Kyle D. Johnson

No. 39
- Position: Fullback

Personal information
- Born: December 15, 1978 (age 46) Woodbridge Township, New Jersey, U.S.
- Height: 6 ft 0 in (1.83 m)
- Weight: 242 lb (110 kg)

Career information
- High school: Woodbridge
- College: Syracuse
- NFL draft: 2002: 5th round, 145th overall pick

Career history
- Carolina Panthers (2002)*; New York Giants (2002)*; Detroit Lions (2002)*; Denver Broncos (2002–2007);
- * Offseason and/or practice squad member only

Career NFL statistics
- Receptions: 33
- Receiving yards: 323
- Receiving touchdowns: 8
- Rushing attempts: 9
- Rushing yards: 39
- Rushing touchdowns: 1
- Stats at Pro Football Reference

= Kyle Johnson (American football) =

American football player (born 1978)

Albert Kyle Johnson (born December 15, 1978) is an American former professional football player who was a fullback in the National Football League (NFL). He was selected by the Carolina Panthers in the fifth round of the 2002 NFL draft. He played college football for the Syracuse Orange.

==Early life==
As a senior at Woodbridge High School in Woodbridge Township, New Jersey, Johnson won second-team All-State recognition, All-County honors, and All-Area honors.

==College career==
Johnson played college football at Syracuse University. However, an ankle injury ended his season in the Oranges' opener but still had 20 touchdowns; he was subsequently granted a sixth year of eligibility by the NCAA.

==Professional career==

===Carolina Panthers===
Johnson was selected by the Carolina Panthers as the 10th pick in the 5th round of the 2002 NFL draft. He was cut by the team on September 1, 2002.

===New York Giants===
Johnson was signed to the practice squad of the New York Giants on September 3, 2002. He was released on October 23, 2002.

===Detroit Lions===
Johnson was signed to the practice squad of the Detroit Lions on November 13, 2002.

===Denver Broncos===
Johnson was signed to the Denver Broncos' active roster off of the Lions' practice squad on December 10, 2002, but was inactive for the remainder of the season and spent the next year being shuffled between the active roster and the practice squad. He began 2004 with the Broncos as a backup and special teams player; however, injuries led to starting fullback Reuben Droughns being moved to tailback, leaving the fullback spot to Johnson. However, after three starts, he suffered a season-ending injury to his right ankle.
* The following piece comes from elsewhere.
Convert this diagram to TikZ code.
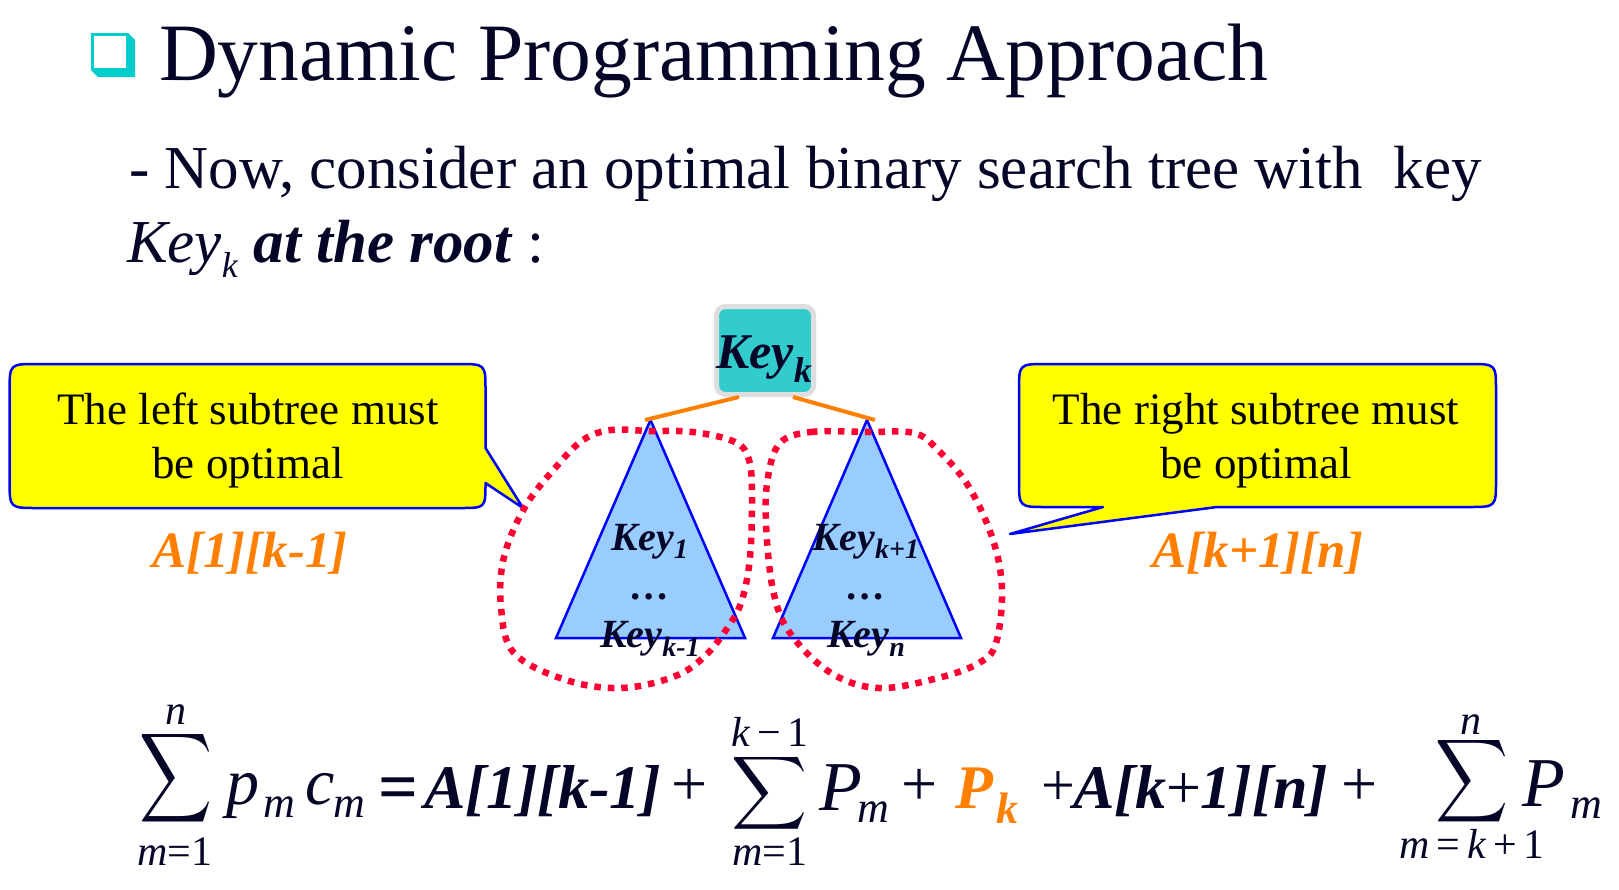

Thereafter, Johnson was the starting fullback for the next several years serving as a valuable run blocker and pass catcher within the Mike Shanahan offense. During the 2006 regular season with the Denver Broncos, Johnson scored a career-high 6 touchdowns (5 catching and 1 rushing). His touchdowns often ended in his signature "Bucking Bronco" celebration dance.

On September 1, 2007, Johnson was cut from the Denver Broncos. He re-signed with the Broncos on November 22, 2007, when guard Isaac Snell was cut to make room for Johnson due to the injuries of Travis Henry, Selvin Young and Paul Smith. He was cut again on November 27, 2007.